::: INPUT FOR THIS TASK :::

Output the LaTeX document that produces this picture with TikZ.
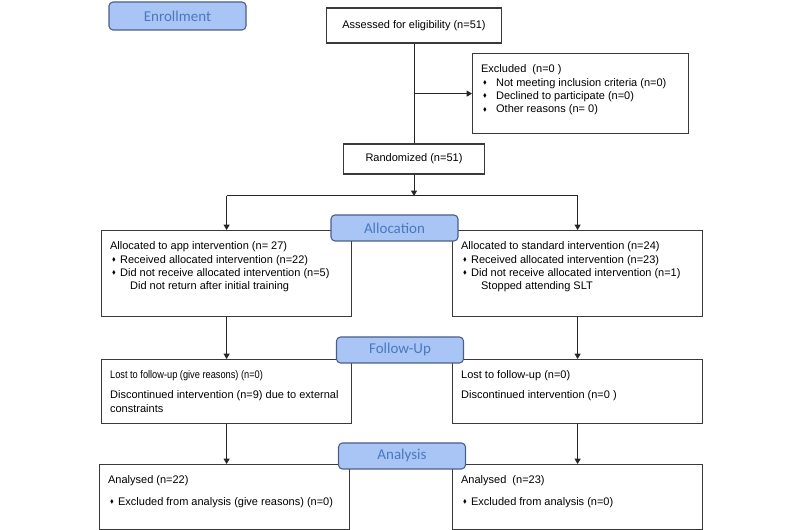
\documentclass[tikz,border=0pt]{standalone}
\usepackage{fontspec}
\setmainfont{Liberation Sans}
\newfontfamily\stagefont{Carlito}
\newfontfamily\narrowfont[FakeStretch=0.84]{Liberation Sans}
\usepackage{amssymb}
\usetikzlibrary{arrows.meta}
\definecolor{StageFill}{HTML}{A9C5F5}
\definecolor{StageLine}{HTML}{4A5F85}
\definecolor{StageText}{HTML}{4A78C0}
\definecolor{BoxLine}{HTML}{3A3A3A}
\newdimen\pxu \pxu=0.75pt
\newcommand{\diam}{\raisebox{1.4pt}{\scalebox{0.5}{$\blacklozenge$}}}
\newcommand{\bul}[1][7.5pt]{\makebox[#1][l]{\hspace*{1.5pt}\diam}}
\newcommand{\boxtext}[3]{\parbox[t][#2\pxu][t]{\dimexpr#1\pxu-12.8pt\relax}{\rule{0pt}{14.25pt}#3}}

\begin{document}
\begin{tikzpicture}[x=0.75pt, y=-0.75pt,
    stage/.style={draw=StageLine, fill=StageFill, rounded corners=3pt, line width=0.8pt, minimum width=95.25pt, minimum height=19.5pt, inner sep=0pt, font=\stagefont\fontsize{11.25}{13}\selectfont, text=StageText},
    txtbox/.style={draw=BoxLine, fill=white, line width=0.9pt, anchor=north west, inner xsep=6.4pt, inner ysep=0pt, font=\fontsize{8.25}{10.1}\selectfont},
    plainbox/.style={draw=BoxLine, fill=white, line width=0.9pt, inner sep=0pt, font=\fontsize{8.25}{10.1}\selectfont},
    conn/.style={draw=black!85, line width=0.75pt},
    arr/.style={conn, -{Triangle[width=4.5pt, length=4pt]}}]
    \useasboundingbox (0,0) rectangle (800,530);

    % Enrollment
    \node[stage, minimum width=102.75pt, minimum height=21pt] (enroll) at (177.5,16) {Enrollment};
    \node[plainbox, minimum width=131.25pt, minimum height=26.25pt] (assess) at (414,25.5) {Assessed for eligibility (n=51)};
    \node[txtbox] (excl) at (472,53) {\boxtext{216}{80}{Excluded\ \ (n=0 )\\
        \bul[11.25pt]Not meeting inclusion criteria (n=0)\\
        \bul[11.25pt]Declined to participate (n=0)\\
        \bul[11.25pt]Other reasons (n= 0)}};
    \node[plainbox, minimum width=105.75pt, minimum height=22.5pt] (rand) at (414,159) {Randomized (n=51)};

    % Allocation
    \node[txtbox] (allocL) at (101,230) {\boxtext{250}{86}{Allocated to app intervention (n= 27)\\
        \bul Received allocated intervention (n=22)\\
        \bul Did not receive allocated intervention (n=5)\\
        \hspace*{15pt}Did not return after initial training}};
    \node[txtbox] (allocR) at (452,230) {\boxtext{250}{86}{Allocated to standard intervention (n=24)\\
        \bul Received allocated intervention (n=23)\\
        \bul Did not receive allocated intervention (n=1)\\
        \hspace*{15pt}Stopped attending SLT}};

    % Follow-up
    \node[txtbox] (fupL) at (101,359) {\boxtext{250}{64}{{\narrowfont Lost to follow-up (give reasons) (n=0)}\\[4.9pt]
        Discontinued intervention (n=9) due to external\\
        constraints}};
    \node[txtbox] (fupR) at (452,359) {\boxtext{250}{64}{Lost to follow-up (n=0)\\[4.9pt]
        Discontinued intervention (n=0 )}};

    % Analysis
    \node[txtbox] (anaL) at (99,464) {\boxtext{250}{65}{Analysed (n=22)\\[6.4pt]
        \bul Excluded from analysis (give reasons) (n=0)}};
    \node[txtbox] (anaR) at (452,464) {\boxtext{250}{65}{Analysed\ \ (n=23)\\[6.4pt]
        \bul Excluded from analysis (n=0)}};

    % Connectors
    \coordinate (exjoin) at (assess.south |- excl.west);
    \coordinate (split) at (414,196);
    \draw[conn] (assess) -- (rand);
    \draw[arr] (exjoin) -- (excl.west);
    \draw[arr] (rand) -- (split);
    \draw[conn] (split -| allocL.north) -- (split -| allocR.north);
    \draw[arr] (split -| allocL.north) -- (allocL.north);
    \draw[arr] (split -| allocR.north) -- (allocR.north);
    \draw[arr] (allocL) -- (fupL);
    \draw[arr] (allocR) -- (fupR);
    \draw[arr] (fupL.south) -- (fupL.south |- anaL.north);
    \draw[arr] (fupR) -- (anaR);

    % Stage labels (drawn on top of the boxes)
    \node[stage] (labAlloc) at (394.5,228) {Allocation};
    \node[stage] (labFup) at (400,350) {Follow-Up};
    \node[stage] (labAna) at (402,456) {Analysis};
\end{tikzpicture}
\end{document}
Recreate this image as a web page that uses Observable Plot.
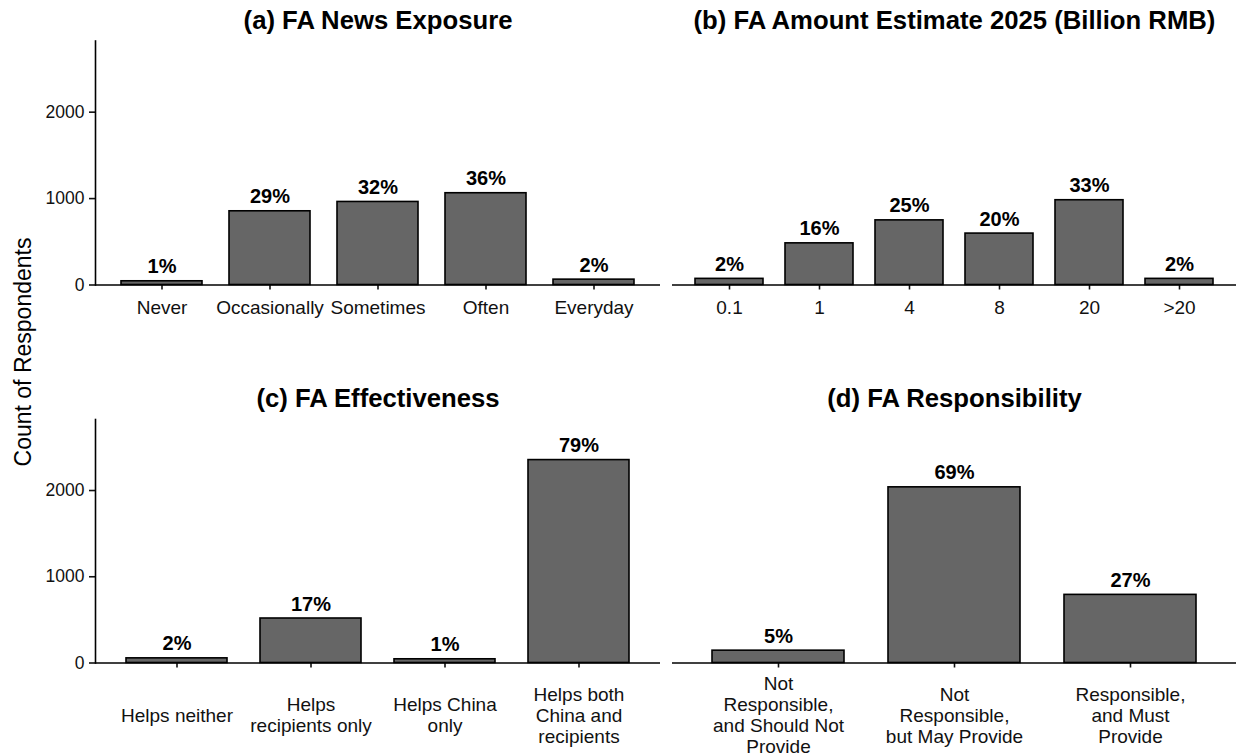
<!DOCTYPE html>
<html>
<head>
<meta charset="utf-8">
<script src="https://cdn.jsdelivr.net/npm/d3@7"></script>
<script src="https://cdn.jsdelivr.net/npm/@observablehq/plot@0.6"></script>
<style>
  html, body { margin: 0; padding: 0; background: #fff; }
  #chart { position: relative; width: 1238px; height: 755px; font-family: "Liberation Sans", Arial, Helvetica, sans-serif; }
  #chart svg { position: absolute; overflow: visible; }
</style>
</head>
<body>
<div id="chart"></div>
<script>
// Survey responses on foreign aid (FA): counts of respondents per answer.
const exposureLabels = ["Never", "Occasionally", "Sometimes", "Often", "Everyday"];
const exposureCounts = [43, 853, 961, 1062, 62];

const amountLabels = ["0.1", "1", "4", "8", "20", ">20"];
const amountCounts = [71, 482, 748, 595, 981, 71];

const effectLabels = ["Helps neither", "Helps\nrecipients only", "Helps China\nonly", "Helps both\nChina and\nrecipients"];
const effectCounts = [54, 516, 43, 2353];

const respLabels = ["Not\nResponsible,\nand Should Not\nProvide", "Not\nResponsible,\nbut May Provide", "Responsible,\nand Must\nProvide"];
const respCounts = [143, 2037, 790];

const panelTitles = [
  "(a) FA News Exposure",
  "(b) FA Amount Estimate 2025 (Billion RMB)",
  "(c) FA Effectiveness",
  "(d) FA Responsibility"
];
const yTicks = [0, 1000, 2000];
const yTitle = "Count of Respondents";

const FONT = '"Liberation Sans", Arial, Helvetica, sans-serif';
const INK = "#111111";

// Shared count axis across all four panels, with headroom above the tallest bar.
const yMax = d3.max([...exposureCounts, ...amountCounts, ...effectCounts, ...respCounts]) * 1.2;

function rows(labels, counts) {
  const total = d3.sum(counts);
  return labels.map((label, i) => ({
    label,
    count: counts[i],
    pct: Math.round(counts[i] / total * 100) + "%"
  }));
}

function panel({labels, counts, title, left, top, width, height, margin, showY, bottomRow}) {
  const data = rows(labels, counts);
  const svg = Plot.plot({
    width, height,
    marginLeft: margin.left, marginRight: margin.right,
    marginTop: margin.top, marginBottom: margin.bottom,
    style: {fontFamily: FONT, color: INK, background: "transparent", overflow: "visible"},
    x: {type: "band", domain: labels, paddingInner: 0.25, paddingOuter: 0.225, align: 0.5, label: null},
    y: {domain: [0, yMax], label: null, axis: showY ? undefined : null},
    marks: [
      Plot.barY(data, {x: "label", y: "count", fill: "#666666", stroke: "#000", strokeWidth: 1.6}),
      Plot.text(data, {
        x: "label", y: "count", text: "pct", lineAnchor: "bottom", dy: -8,
        fontSize: 20, fontWeight: "bold", fill: "#000"
      }),
      Plot.axisX({
        tickSize: 5, strokeWidth: 1.6, fontSize: 19, fill: INK, label: null,
        lineHeight: 1.1,
        lineAnchor: bottomRow ? "middle" : "top",
        tickPadding: bottomRow ? 47 : 9
      }),
      showY ? Plot.axisY({
        ticks: yTicks, tickFormat: d => String(d), tickSize: 6, tickPadding: 5,
        strokeWidth: 1.6, fontSize: 17.5, fill: INK, label: null
      }) : null,
      showY ? Plot.frame({anchor: "left", stroke: "#000", strokeWidth: 1.6}) : null,
      Plot.ruleY([0], {stroke: "#000", strokeWidth: 1.6}),
      Plot.text([title], {
        frameAnchor: "top", lineAnchor: "bottom", dy: bottomRow ? -13 : -12,
        fontSize: 25.7, fontWeight: "bold", fill: "#000"
      })
    ]
  });
  svg.style.left = left + "px";
  svg.style.top = top + "px";
  return svg;
}

const chart = document.getElementById("chart");
const leftCol = {left: 0, width: 664, ml: 95, mr: 4};
const rightCol = {left: 664, width: 574, ml: 8, mr: 2};
const topRow = {top: 0, height: 330, mt: 40.5, mb: 45.5};
const botRow = {top: 330, height: 425, mt: 89, mb: 92.5};

const specs = [
  [exposureLabels, exposureCounts, panelTitles[0], leftCol, topRow, true, false],
  [amountLabels, amountCounts, panelTitles[1], rightCol, topRow, false, false],
  [effectLabels, effectCounts, panelTitles[2], leftCol, botRow, true, true],
  [respLabels, respCounts, panelTitles[3], rightCol, botRow, false, true]
];

for (const [labels, counts, title, col, row, showY, bottomRow] of specs) {
  chart.appendChild(panel({
    labels, counts, title,
    left: col.left, top: row.top, width: col.width, height: row.height,
    margin: {left: col.ml, right: col.mr, top: row.mt, bottom: row.mb},
    showY, bottomRow
  }));
}

// Shared y-axis title, centred between the two rows.
const overlay = d3.create("svg")
  .attr("width", 1238).attr("height", 755)
  .style("left", "0px").style("top", "0px")
  .style("pointer-events", "none");
overlay.append("text")
  .attr("transform", "translate(30.5,352) rotate(-90)")
  .attr("text-anchor", "middle")
  .attr("font-family", FONT)
  .attr("font-size", 23)
  .attr("fill", "#000")
  .text(yTitle);
chart.appendChild(overlay.node());
</script>
</body>
</html>
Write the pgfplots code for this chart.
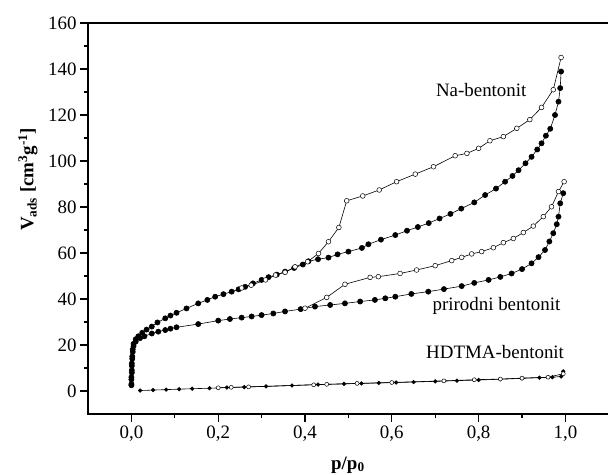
\documentclass[border=0pt]{standalone}
\usepackage{fontspec}
\setmainfont{Liberation Serif}
\usepackage{pgfplots}
\pgfplotsset{compat=1.18}
\begin{document}
\begin{tikzpicture}[font=\fontsize{19}{22}\selectfont]
\begin{axis}[
  scale only axis, width=523bp, height=391bp,
  xmin=-0.1, xmax=1.105, ymin=-10, ymax=160,
  xtick={0,0.2,0.4,0.6,0.8,1.0},
  xticklabels={{0,0},{0,2},{0,4},{0,6},{0,8},{1,0}},
  ytick={0,20,40,60,80,100,120,140,160},
  minor x tick num=1, minor y tick num=1,
  xtick pos=bottom, ytick pos=left,
  tick align=outside,
  major tick length=8bp, minor tick length=4bp,
  axis line style={line width=1.2pt},
  every tick/.style={black, line width=1.1pt},
  /pgf/number format/assume math mode=true,
  every axis y label/.style={at={(axis description cs:-0.115,0.6)},rotate=90,anchor=center},
  every axis x label/.style={at={(axis description cs:0.497,-0.13)},anchor=center},
  ylabel={\textbf{V\textsubscript{ads} [cm\textsuperscript{3}g\textsuperscript{-1}]}},
  xlabel={\textbf{p/p\textsubscript{0}}},
  clip=false,
]
% Na-bentonit adsorption
\addplot[black, line width=0.6pt, mark=*, mark size=2.6pt, mark options={fill=black}] coordinates {
(0.000,3) (0.000,6) (0.001,9) (0.001,12) (0.002,15) (0.003,18) (0.005,20.5) (0.010,22.5)
(0.016,23.8) (0.025,25.3) (0.035,26.7) (0.047,28) (0.060,29.8) (0.078,31.6) (0.090,32.8)
(0.104,34) (0.127,35.9) (0.154,38.1) (0.175,39.6) (0.193,41) (0.212,42.1) (0.231,43.2)
(0.247,44.2) (0.262,45.3) (0.280,46.8) (0.300,48.3) (0.316,49.5) (0.335,50.6) (0.354,51.9)
(0.375,53.5) (0.395,55) (0.408,56.4) (0.430,57.3) (0.454,58) (0.475,59.4) (0.500,60.6)
(0.531,62.2) (0.546,63.8) (0.575,65.8) (0.608,67.8) (0.635,69.7) (0.660,71.3) (0.685,73)
(0.710,75) (0.735,77) (0.760,79.3) (0.790,82) (0.815,85.2) (0.840,88) (0.861,91)
(0.878,93.5) (0.892,96) (0.908,99) (0.922,101.8) (0.935,105) (0.945,107.7) (0.955,111)
(0.965,114) (0.976,120) (0.984,125.8) (0.988,131.7) (0.990,138.9)
};
% Na-bentonit desorption
\addplot[black, line width=0.6pt, mark=*, mark size=2.4pt, mark options={fill=white, line width=0.5pt}] coordinates {
(0.990,145) (0.972,131) (0.945,123.3) (0.918,118) (0.888,114.2) (0.857,110.6) (0.826,108.8)
(0.800,105.5) (0.773,103.3) (0.746,102.3) (0.696,97.5) (0.654,94.3) (0.611,91) (0.571,87.4)
(0.533,84.8) (0.496,82.7) (0.478,71.1) (0.454,64.9) (0.431,59.8) (0.406,56.2) (0.377,54)
(0.354,51.6) (0.332,50.4) (0.309,48.3) (0.276,46) (0.254,44.8)
};
% prirodni bentonit adsorption
\addplot[black, line width=0.6pt, mark=*, mark size=2.6pt, mark options={fill=black}] coordinates {
(0.000,2.5) (0.000,5) (0.001,8) (0.001,11) (0.002,14) (0.003,17) (0.005,19.5) (0.010,21.5)
(0.020,23) (0.030,23.8) (0.047,25) (0.062,25.8) (0.078,26.5) (0.090,27.1) (0.104,27.7)
(0.154,29.1) (0.200,30.6) (0.227,31.3) (0.254,31.9) (0.277,32.4) (0.300,33) (0.327,33.7)
(0.354,34.6) (0.390,35.6) (0.423,36.7) (0.458,37.4) (0.492,38.1) (0.527,38.9) (0.561,39.6)
(0.585,40.3) (0.608,41) (0.645,42.2) (0.684,43.2) (0.720,44.3) (0.761,45.6) (0.790,47)
(0.823,48.3) (0.850,49.6) (0.876,51.1) (0.900,53) (0.922,55.5) (0.938,58.2) (0.953,61.3)
(0.963,65) (0.972,68.6) (0.980,72.5) (0.984,75.8) (0.988,81.6) (0.995,86)
};
% prirodni bentonit desorption
\addplot[black, line width=0.6pt, mark=*, mark size=2.4pt, mark options={fill=white, line width=0.5pt}] coordinates {
(0.997,91) (0.984,86.7) (0.968,80.1) (0.949,75.8) (0.926,71.7) (0.903,68.9) (0.880,66.3)
(0.857,64.5) (0.834,62.3) (0.807,60.6) (0.784,59.6) (0.761,58.1) (0.738,56.7) (0.700,54.5)
(0.657,52.6) (0.619,51.1) (0.569,49.7) (0.550,49.4) (0.492,46.4) (0.450,40.7) (0.400,36)
};
% HDTMA-bentonit adsorption
\addplot[black, line width=0.6pt, mark=*, mark size=1.8pt, mark options={fill=black}] coordinates {
(0.02,0.2) (0.05,0.4) (0.08,0.6) (0.11,0.8) (0.14,1.0) (0.18,1.2) (0.22,1.5) (0.26,1.7)
(0.31,2.0) (0.37,2.4) (0.43,2.8) (0.49,3.1) (0.53,3.3) (0.57,3.5) (0.61,3.7) (0.65,3.9)
(0.70,4.2) (0.75,4.5) (0.80,4.8) (0.85,5.1) (0.90,5.5) (0.94,5.8) (0.97,6.0) (0.99,6.3) (0.995,8.5)
};
% HDTMA-bentonit desorption
\addplot[black, line width=0.6pt, mark=*, mark size=2pt, mark options={fill=white, line width=0.5pt}] coordinates {
(0.995,7.5) (0.96,6.0) (0.90,5.6) (0.85,5.2) (0.79,4.9) (0.72,4.4) (0.60,3.7) (0.52,3.3)
(0.45,2.9) (0.42,2.7) (0.27,1.8) (0.23,1.6) (0.20,1.4)
};
\node at (axis cs:0.806,130.9) {Na-bentonit};
\node at (axis cs:0.841,37) {prirodni bentonit};
\node at (axis cs:0.838,17.1) {HDTMA-bentonit};
\end{axis}
\pgfresetboundingbox
\useasboundingbox (-88bp,-61bp) rectangle (520bp,414bp);
\end{tikzpicture}
\end{document}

:::

STATED PROBLEM –
Leave the pictures out, and restate exactly the lines from the start of the records through the one that contains "(0,0) rectangle (800,530);".

EXERCISE OUTPUT –
Output the LaTeX document that produces this picture with TikZ.
\documentclass[tikz,border=0pt]{standalone}
\usepackage{fontspec}
\setmainfont{Liberation Sans}
\newfontfamily\stagefont{Carlito}
\newfontfamily\narrowfont[FakeStretch=0.84]{Liberation Sans}
\usepackage{amssymb}
\usetikzlibrary{arrows.meta}
\definecolor{StageFill}{HTML}{A9C5F5}
\definecolor{StageLine}{HTML}{4A5F85}
\definecolor{StageText}{HTML}{4A78C0}
\definecolor{BoxLine}{HTML}{3A3A3A}
\newdimen\pxu \pxu=0.75pt
\newcommand{\diam}{\raisebox{1.4pt}{\scalebox{0.5}{$\blacklozenge$}}}
\newcommand{\bul}[1][7.5pt]{\makebox[#1][l]{\hspace*{1.5pt}\diam}}
\newcommand{\boxtext}[3]{\parbox[t][#2\pxu][t]{\dimexpr#1\pxu-12.8pt\relax}{\rule{0pt}{14.25pt}#3}}

\begin{document}
\begin{tikzpicture}[x=0.75pt, y=-0.75pt,
    stage/.style={draw=StageLine, fill=StageFill, rounded corners=3pt, line width=0.8pt, minimum width=95.25pt, minimum height=19.5pt, inner sep=0pt, font=\stagefont\fontsize{11.25}{13}\selectfont, text=StageText},
    txtbox/.style={draw=BoxLine, fill=white, line width=0.9pt, anchor=north west, inner xsep=6.4pt, inner ysep=0pt, font=\fontsize{8.25}{10.1}\selectfont},
    plainbox/.style={draw=BoxLine, fill=white, line width=0.9pt, inner sep=0pt, font=\fontsize{8.25}{10.1}\selectfont},
    conn/.style={draw=black!85, line width=0.75pt},
    arr/.style={conn, -{Triangle[width=4.5pt, length=4pt]}}]
    \useasboundingbox (0,0) rectangle (800,530);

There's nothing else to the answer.